• Problem statement: Quote word for word the lines below, beginning with the first and ending with the one that has "import plotly.graph_objects as go". Drop the pictures.

• Dataset content:

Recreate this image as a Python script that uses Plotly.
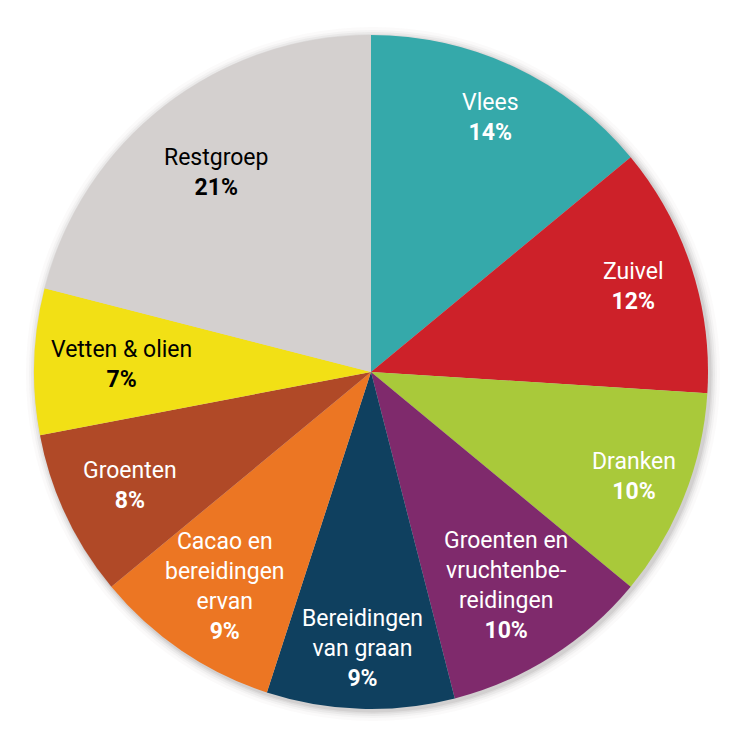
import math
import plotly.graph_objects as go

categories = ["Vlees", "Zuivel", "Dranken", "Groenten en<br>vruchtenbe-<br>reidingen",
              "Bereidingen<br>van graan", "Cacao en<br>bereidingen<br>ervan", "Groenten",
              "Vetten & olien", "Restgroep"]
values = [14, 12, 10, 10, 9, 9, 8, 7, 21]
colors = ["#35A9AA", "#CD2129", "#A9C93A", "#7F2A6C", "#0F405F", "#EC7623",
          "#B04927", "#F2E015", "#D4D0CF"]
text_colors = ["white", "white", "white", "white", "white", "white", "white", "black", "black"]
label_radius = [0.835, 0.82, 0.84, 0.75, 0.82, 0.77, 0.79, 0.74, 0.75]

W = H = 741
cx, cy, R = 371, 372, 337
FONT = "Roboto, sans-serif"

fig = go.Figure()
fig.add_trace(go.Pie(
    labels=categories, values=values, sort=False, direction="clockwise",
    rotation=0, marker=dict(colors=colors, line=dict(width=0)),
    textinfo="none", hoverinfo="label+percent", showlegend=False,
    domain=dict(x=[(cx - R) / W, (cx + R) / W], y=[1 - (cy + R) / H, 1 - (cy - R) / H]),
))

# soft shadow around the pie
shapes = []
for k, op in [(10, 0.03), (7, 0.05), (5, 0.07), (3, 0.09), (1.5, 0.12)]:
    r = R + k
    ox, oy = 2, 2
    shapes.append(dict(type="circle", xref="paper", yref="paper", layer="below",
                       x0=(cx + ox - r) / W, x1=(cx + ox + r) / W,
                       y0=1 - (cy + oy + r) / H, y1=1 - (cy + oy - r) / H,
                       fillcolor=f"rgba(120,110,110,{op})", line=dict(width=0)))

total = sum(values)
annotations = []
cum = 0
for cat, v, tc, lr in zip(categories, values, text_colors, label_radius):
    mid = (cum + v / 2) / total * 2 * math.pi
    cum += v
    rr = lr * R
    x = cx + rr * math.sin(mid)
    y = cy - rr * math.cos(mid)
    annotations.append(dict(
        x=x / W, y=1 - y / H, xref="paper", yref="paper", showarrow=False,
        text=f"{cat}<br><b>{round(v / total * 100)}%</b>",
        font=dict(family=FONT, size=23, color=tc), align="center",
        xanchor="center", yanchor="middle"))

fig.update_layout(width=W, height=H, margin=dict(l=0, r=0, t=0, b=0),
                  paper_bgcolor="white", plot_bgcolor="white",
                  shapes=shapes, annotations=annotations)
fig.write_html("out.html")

• Answer for this exercise:
Recreate this image as a Python script that uses Plotly.
import math
import plotly.graph_objects as go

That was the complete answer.